DATA SHOWN =>

══════════

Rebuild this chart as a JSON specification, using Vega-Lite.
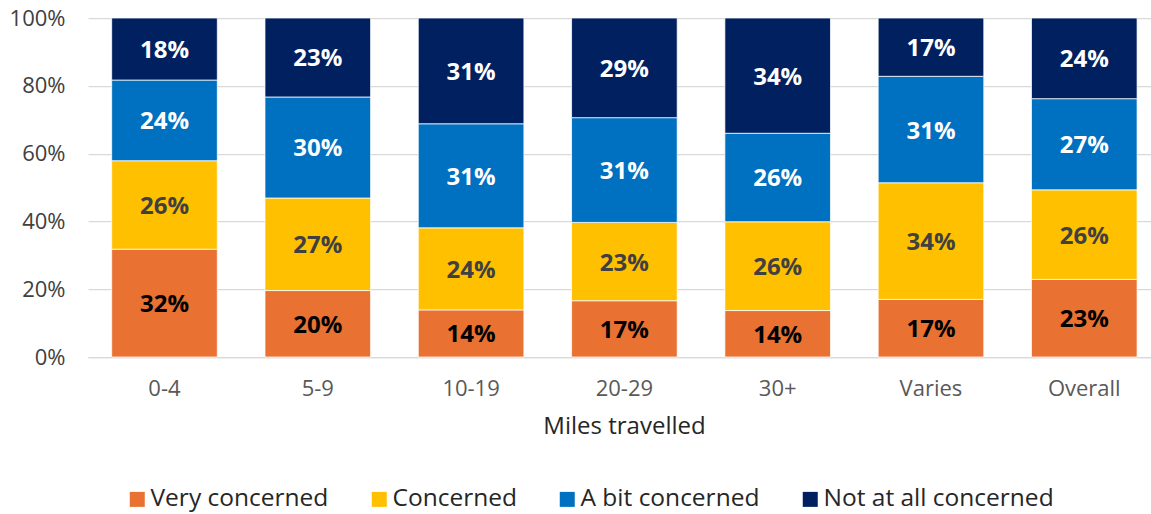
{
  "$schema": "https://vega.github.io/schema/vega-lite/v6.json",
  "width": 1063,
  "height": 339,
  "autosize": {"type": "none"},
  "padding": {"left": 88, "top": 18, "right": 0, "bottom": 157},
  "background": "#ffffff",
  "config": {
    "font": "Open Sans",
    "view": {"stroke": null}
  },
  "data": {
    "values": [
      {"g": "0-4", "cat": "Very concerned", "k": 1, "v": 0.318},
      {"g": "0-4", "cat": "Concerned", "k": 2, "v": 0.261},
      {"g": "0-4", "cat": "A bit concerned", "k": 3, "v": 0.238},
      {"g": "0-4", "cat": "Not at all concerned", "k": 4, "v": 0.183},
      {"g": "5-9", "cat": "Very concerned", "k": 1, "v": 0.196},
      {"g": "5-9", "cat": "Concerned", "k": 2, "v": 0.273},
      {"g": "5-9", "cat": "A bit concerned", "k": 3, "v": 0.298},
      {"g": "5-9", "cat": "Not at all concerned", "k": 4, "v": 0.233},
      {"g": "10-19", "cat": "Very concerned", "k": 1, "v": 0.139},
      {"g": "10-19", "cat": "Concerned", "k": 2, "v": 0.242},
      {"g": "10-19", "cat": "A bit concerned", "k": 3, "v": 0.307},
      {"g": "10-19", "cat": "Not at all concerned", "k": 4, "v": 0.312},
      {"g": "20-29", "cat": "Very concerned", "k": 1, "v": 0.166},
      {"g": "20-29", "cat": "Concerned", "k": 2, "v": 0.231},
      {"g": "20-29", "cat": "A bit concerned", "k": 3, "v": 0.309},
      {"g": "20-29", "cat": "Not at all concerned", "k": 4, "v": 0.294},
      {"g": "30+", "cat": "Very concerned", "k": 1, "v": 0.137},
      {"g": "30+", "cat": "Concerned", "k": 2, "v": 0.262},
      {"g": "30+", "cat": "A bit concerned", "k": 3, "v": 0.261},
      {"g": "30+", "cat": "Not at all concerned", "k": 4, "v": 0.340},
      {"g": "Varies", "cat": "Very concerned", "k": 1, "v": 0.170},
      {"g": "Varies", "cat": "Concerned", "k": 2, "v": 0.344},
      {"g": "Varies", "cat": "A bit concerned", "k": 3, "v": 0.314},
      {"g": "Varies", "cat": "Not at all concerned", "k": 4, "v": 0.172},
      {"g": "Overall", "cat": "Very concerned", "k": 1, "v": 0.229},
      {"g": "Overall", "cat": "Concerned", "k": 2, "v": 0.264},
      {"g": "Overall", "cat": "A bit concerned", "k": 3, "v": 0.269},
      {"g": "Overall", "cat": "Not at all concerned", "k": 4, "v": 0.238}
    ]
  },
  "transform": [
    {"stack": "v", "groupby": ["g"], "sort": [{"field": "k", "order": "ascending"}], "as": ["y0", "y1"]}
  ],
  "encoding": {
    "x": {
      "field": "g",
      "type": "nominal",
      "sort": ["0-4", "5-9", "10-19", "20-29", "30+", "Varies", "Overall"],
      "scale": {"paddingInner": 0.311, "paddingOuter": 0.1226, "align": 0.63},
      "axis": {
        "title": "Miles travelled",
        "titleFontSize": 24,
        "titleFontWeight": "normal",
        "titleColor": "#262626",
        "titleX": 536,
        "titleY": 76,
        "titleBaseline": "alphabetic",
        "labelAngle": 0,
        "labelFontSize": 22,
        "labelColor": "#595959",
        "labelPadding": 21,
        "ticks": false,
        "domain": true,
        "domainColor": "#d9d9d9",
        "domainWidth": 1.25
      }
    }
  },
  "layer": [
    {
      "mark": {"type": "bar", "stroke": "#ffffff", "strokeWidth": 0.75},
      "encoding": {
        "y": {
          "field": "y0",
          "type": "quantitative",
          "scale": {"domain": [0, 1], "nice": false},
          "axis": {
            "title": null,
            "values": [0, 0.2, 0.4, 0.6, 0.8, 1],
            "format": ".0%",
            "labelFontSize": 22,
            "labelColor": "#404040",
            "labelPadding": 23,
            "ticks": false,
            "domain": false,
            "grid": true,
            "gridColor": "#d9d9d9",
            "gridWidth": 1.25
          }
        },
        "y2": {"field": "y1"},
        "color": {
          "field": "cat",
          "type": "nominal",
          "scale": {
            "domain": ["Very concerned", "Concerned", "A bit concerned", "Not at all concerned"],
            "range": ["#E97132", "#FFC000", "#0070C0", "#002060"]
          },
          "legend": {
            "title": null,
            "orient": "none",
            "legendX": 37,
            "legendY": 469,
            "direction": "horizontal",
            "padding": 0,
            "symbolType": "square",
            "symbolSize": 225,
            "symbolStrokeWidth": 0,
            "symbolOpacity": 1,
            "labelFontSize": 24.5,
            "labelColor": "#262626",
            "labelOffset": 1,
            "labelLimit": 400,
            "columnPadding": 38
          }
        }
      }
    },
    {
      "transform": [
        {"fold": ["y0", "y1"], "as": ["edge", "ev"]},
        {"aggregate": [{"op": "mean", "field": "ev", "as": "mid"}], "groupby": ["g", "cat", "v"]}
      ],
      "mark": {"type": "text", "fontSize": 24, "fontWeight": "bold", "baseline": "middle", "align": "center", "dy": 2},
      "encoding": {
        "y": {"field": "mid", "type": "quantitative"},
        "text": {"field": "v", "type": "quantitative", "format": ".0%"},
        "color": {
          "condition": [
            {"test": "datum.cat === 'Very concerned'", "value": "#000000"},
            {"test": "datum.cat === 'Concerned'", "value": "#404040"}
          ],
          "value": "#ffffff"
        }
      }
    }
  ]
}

══════════

TASK DETAILS =>
Transcribe the whole listing, character for character, but not its images.

RESULT BELOW =>
Rebuild this chart as a JSON specification, using Vega-Lite.
{
  "$schema": "https://vega.github.io/schema/vega-lite/v6.json",
  "width": 1063,
  "height": 339,
  "autosize": {"type": "none"},
  "padding": {"left": 88, "top": 18, "right": 0, "bottom": 157},
  "background": "#ffffff",
  "config": {
    "font": "Open Sans",
    "view": {"stroke": null}
  },
  "data": {
    "values": [
      {"g": "0-4", "cat": "Very concerned", "k": 1, "v": 0.318},
      {"g": "0-4", "cat": "Concerned", "k": 2, "v": 0.261},
      {"g": "0-4", "cat": "A bit concerned", "k": 3, "v": 0.238},
      {"g": "0-4", "cat": "Not at all concerned", "k": 4, "v": 0.183},
      {"g": "5-9", "cat": "Very concerned", "k": 1, "v": 0.196},
      {"g": "5-9", "cat": "Concerned", "k": 2, "v": 0.273},
      {"g": "5-9", "cat": "A bit concerned", "k": 3, "v": 0.298},
      {"g": "5-9", "cat": "Not at all concerned", "k": 4, "v": 0.233},
      {"g": "10-19", "cat": "Very concerned", "k": 1, "v": 0.139},
      {"g": "10-19", "cat": "Concerned", "k": 2, "v": 0.242},
      {"g": "10-19", "cat": "A bit concerned", "k": 3, "v": 0.307},
      {"g": "10-19", "cat": "Not at all concerned", "k": 4, "v": 0.312},
      {"g": "20-29", "cat": "Very concerned", "k": 1, "v": 0.166},
      {"g": "20-29", "cat": "Concerned", "k": 2, "v": 0.231},
      {"g": "20-29", "cat": "A bit concerned", "k": 3, "v": 0.309},
      {"g": "20-29", "cat": "Not at all concerned", "k": 4, "v": 0.294},
      {"g": "30+", "cat": "Very concerned", "k": 1, "v": 0.137},
      {"g": "30+", "cat": "Concerned", "k": 2, "v": 0.262},
      {"g": "30+", "cat": "A bit concerned", "k": 3, "v": 0.261},
      {"g": "30+", "cat": "Not at all concerned", "k": 4, "v": 0.340},
      {"g": "Varies", "cat": "Very concerned", "k": 1, "v": 0.170},
      {"g": "Varies", "cat": "Concerned", "k": 2, "v": 0.344},
      {"g": "Varies", "cat": "A bit concerned", "k": 3, "v": 0.314},
      {"g": "Varies", "cat": "Not at all concerned", "k": 4, "v": 0.172},
      {"g": "Overall", "cat": "Very concerned", "k": 1, "v": 0.229},
      {"g": "Overall", "cat": "Concerned", "k": 2, "v": 0.264},
      {"g": "Overall", "cat": "A bit concerned", "k": 3, "v": 0.269},
      {"g": "Overall", "cat": "Not at all concerned", "k": 4, "v": 0.238}
    ]
  },
  "transform": [
    {"stack": "v", "groupby": ["g"], "sort": [{"field": "k", "order": "ascending"}], "as": ["y0", "y1"]}
  ],
  "encoding": {
    "x": {
      "field": "g",
      "type": "nominal",
      "sort": ["0-4", "5-9", "10-19", "20-29", "30+", "Varies", "Overall"],
      "scale": {"paddingInner": 0.311, "paddingOuter": 0.1226, "align": 0.63},
      "axis": {
        "title": "Miles travelled",
        "titleFontSize": 24,
        "titleFontWeight": "normal",
        "titleColor": "#262626",
        "titleX": 536,
        "titleY": 76,
        "titleBaseline": "alphabetic",
        "labelAngle": 0,
        "labelFontSize": 22,
        "labelColor": "#595959",
        "labelPadding": 21,
        "ticks": false,
        "domain": true,
        "domainColor": "#d9d9d9",
        "domainWidth": 1.25
      }
    }
  },
  "layer": [
    {
      "mark": {"type": "bar", "stroke": "#ffffff", "strokeWidth": 0.75},
      "encoding": {
        "y": {
          "field": "y0",
          "type": "quantitative",
          "scale": {"domain": [0, 1], "nice": false},
          "axis": {
            "title": null,
            "values": [0, 0.2, 0.4, 0.6, 0.8, 1],
            "format": ".0%",
            "labelFontSize": 22,
            "labelColor": "#404040",
            "labelPadding": 23,
            "ticks": false,
            "domain": false,
            "grid": true,
            "gridColor": "#d9d9d9",
            "gridWidth": 1.25
          }
        },
        "y2": {"field": "y1"},
        "color": {
          "field": "cat",
          "type": "nominal",
          "scale": {
            "domain": ["Very concerned", "Concerned", "A bit concerned", "Not at all concerned"],
            "range": ["#E97132", "#FFC000", "#0070C0", "#002060"]
          },
          "legend": {
            "title": null,
            "orient": "none",
            "legendX": 37,
            "legendY": 469,
            "direction": "horizontal",
            "padding": 0,
            "symbolType": "square",
            "symbolSize": 225,
            "symbolStrokeWidth": 0,
            "symbolOpacity": 1,
            "labelFontSize": 24.5,
            "labelColor": "#262626",
            "labelOffset": 1,
            "labelLimit": 400,
            "columnPadding": 38
          }
        }
      }
    },
    {
      "transform": [
        {"fold": ["y0", "y1"], "as": ["edge", "ev"]},
        {"aggregate": [{"op": "mean", "field": "ev", "as": "mid"}], "groupby": ["g", "cat", "v"]}
      ],
      "mark": {"type": "text", "fontSize": 24, "fontWeight": "bold", "baseline": "middle", "align": "center", "dy": 2},
      "encoding": {
        "y": {"field": "mid", "type": "quantitative"},
        "text": {"field": "v", "type": "quantitative", "format": ".0%"},
        "color": {
          "condition": [
            {"test": "datum.cat === 'Very concerned'", "value": "#000000"},
            {"test": "datum.cat === 'Concerned'", "value": "#404040"}
          ],
          "value": "#ffffff"
        }
      }
    }
  ]
}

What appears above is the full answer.